> **Stated goal**:
Every line of the material below must be repeated exactly.

=== Supplied information ===

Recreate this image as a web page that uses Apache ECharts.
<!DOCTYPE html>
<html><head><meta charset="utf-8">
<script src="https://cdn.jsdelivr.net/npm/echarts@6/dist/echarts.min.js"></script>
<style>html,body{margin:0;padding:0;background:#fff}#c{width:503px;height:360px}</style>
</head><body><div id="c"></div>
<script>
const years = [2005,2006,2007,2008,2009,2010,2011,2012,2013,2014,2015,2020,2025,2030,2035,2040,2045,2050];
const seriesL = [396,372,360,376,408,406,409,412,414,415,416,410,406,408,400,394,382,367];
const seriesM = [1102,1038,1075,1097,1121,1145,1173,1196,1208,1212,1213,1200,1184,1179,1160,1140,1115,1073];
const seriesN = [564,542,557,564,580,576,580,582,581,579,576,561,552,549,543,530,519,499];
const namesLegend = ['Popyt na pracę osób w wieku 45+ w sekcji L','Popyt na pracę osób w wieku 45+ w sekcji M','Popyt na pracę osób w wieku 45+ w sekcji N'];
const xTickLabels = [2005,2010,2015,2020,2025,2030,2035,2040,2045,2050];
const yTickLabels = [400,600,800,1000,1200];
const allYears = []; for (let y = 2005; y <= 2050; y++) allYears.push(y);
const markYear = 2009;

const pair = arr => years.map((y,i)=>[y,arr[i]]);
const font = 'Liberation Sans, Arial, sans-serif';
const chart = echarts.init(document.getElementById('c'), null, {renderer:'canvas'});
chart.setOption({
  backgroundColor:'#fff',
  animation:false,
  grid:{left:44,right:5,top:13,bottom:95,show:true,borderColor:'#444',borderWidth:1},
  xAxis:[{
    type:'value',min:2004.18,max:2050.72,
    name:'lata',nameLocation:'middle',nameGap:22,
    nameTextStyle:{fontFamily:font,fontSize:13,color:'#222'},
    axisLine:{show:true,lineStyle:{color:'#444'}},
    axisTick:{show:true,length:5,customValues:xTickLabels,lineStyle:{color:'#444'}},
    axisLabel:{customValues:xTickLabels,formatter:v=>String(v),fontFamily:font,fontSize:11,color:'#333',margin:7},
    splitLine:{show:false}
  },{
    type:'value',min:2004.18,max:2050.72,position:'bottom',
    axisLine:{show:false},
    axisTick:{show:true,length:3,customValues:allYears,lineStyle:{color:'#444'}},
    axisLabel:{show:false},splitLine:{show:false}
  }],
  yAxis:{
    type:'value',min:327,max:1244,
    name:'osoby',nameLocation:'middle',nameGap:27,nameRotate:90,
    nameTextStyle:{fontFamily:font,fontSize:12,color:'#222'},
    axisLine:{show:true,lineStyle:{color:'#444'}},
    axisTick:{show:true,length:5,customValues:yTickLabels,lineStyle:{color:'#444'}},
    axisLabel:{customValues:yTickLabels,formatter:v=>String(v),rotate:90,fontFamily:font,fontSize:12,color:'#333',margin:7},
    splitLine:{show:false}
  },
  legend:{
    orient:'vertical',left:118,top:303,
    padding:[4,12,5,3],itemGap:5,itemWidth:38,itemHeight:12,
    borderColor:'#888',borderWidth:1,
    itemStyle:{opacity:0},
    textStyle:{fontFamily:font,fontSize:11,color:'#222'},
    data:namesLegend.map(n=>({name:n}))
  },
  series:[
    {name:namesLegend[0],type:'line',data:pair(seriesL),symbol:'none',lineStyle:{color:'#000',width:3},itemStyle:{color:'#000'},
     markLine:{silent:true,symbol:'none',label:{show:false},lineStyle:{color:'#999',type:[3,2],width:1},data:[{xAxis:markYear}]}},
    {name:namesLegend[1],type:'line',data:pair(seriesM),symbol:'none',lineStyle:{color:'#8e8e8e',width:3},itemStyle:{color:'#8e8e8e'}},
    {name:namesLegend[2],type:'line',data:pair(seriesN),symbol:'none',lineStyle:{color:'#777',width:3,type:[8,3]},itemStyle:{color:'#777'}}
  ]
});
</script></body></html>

===

> **Reply to the exercise**:
Recreate this image as a web page that uses Apache ECharts.
<!DOCTYPE html>
<html><head><meta charset="utf-8">
<script src="https://cdn.jsdelivr.net/npm/echarts@6/dist/echarts.min.js"></script>
<style>html,body{margin:0;padding:0;background:#fff}#c{width:503px;height:360px}</style>
</head><body><div id="c"></div>
<script>
const years = [2005,2006,2007,2008,2009,2010,2011,2012,2013,2014,2015,2020,2025,2030,2035,2040,2045,2050];
const seriesL = [396,372,360,376,408,406,409,412,414,415,416,410,406,408,400,394,382,367];
const seriesM = [1102,1038,1075,1097,1121,1145,1173,1196,1208,1212,1213,1200,1184,1179,1160,1140,1115,1073];
const seriesN = [564,542,557,564,580,576,580,582,581,579,576,561,552,549,543,530,519,499];
const namesLegend = ['Popyt na pracę osób w wieku 45+ w sekcji L','Popyt na pracę osób w wieku 45+ w sekcji M','Popyt na pracę osób w wieku 45+ w sekcji N'];
const xTickLabels = [2005,2010,2015,2020,2025,2030,2035,2040,2045,2050];
const yTickLabels = [400,600,800,1000,1200];
const allYears = []; for (let y = 2005; y <= 2050; y++) allYears.push(y);
const markYear = 2009;

const pair = arr => years.map((y,i)=>[y,arr[i]]);
const font = 'Liberation Sans, Arial, sans-serif';
const chart = echarts.init(document.getElementById('c'), null, {renderer:'canvas'});
chart.setOption({
  backgroundColor:'#fff',
  animation:false,
  grid:{left:44,right:5,top:13,bottom:95,show:true,borderColor:'#444',borderWidth:1},
  xAxis:[{
    type:'value',min:2004.18,max:2050.72,
    name:'lata',nameLocation:'middle',nameGap:22,
    nameTextStyle:{fontFamily:font,fontSize:13,color:'#222'},
    axisLine:{show:true,lineStyle:{color:'#444'}},
    axisTick:{show:true,length:5,customValues:xTickLabels,lineStyle:{color:'#444'}},
    axisLabel:{customValues:xTickLabels,formatter:v=>String(v),fontFamily:font,fontSize:11,color:'#333',margin:7},
    splitLine:{show:false}
  },{
    type:'value',min:2004.18,max:2050.72,position:'bottom',
    axisLine:{show:false},
    axisTick:{show:true,length:3,customValues:allYears,lineStyle:{color:'#444'}},
    axisLabel:{show:false},splitLine:{show:false}
  }],
  yAxis:{
    type:'value',min:327,max:1244,
    name:'osoby',nameLocation:'middle',nameGap:27,nameRotate:90,
    nameTextStyle:{fontFamily:font,fontSize:12,color:'#222'},
    axisLine:{show:true,lineStyle:{color:'#444'}},
    axisTick:{show:true,length:5,customValues:yTickLabels,lineStyle:{color:'#444'}},
    axisLabel:{customValues:yTickLabels,formatter:v=>String(v),rotate:90,fontFamily:font,fontSize:12,color:'#333',margin:7},
    splitLine:{show:false}
  },
  legend:{
    orient:'vertical',left:118,top:303,
    padding:[4,12,5,3],itemGap:5,itemWidth:38,itemHeight:12,
    borderColor:'#888',borderWidth:1,
    itemStyle:{opacity:0},
    textStyle:{fontFamily:font,fontSize:11,color:'#222'},
    data:namesLegend.map(n=>({name:n}))
  },
  series:[
    {name:namesLegend[0],type:'line',data:pair(seriesL),symbol:'none',lineStyle:{color:'#000',width:3},itemStyle:{color:'#000'},
     markLine:{silent:true,symbol:'none',label:{show:false},lineStyle:{color:'#999',type:[3,2],width:1},data:[{xAxis:markYear}]}},
    {name:namesLegend[1],type:'line',data:pair(seriesM),symbol:'none',lineStyle:{color:'#8e8e8e',width:3},itemStyle:{color:'#8e8e8e'}},
    {name:namesLegend[2],type:'line',data:pair(seriesN),symbol:'none',lineStyle:{color:'#777',width:3,type:[8,3]},itemStyle:{color:'#777'}}
  ]
});
</script></body></html>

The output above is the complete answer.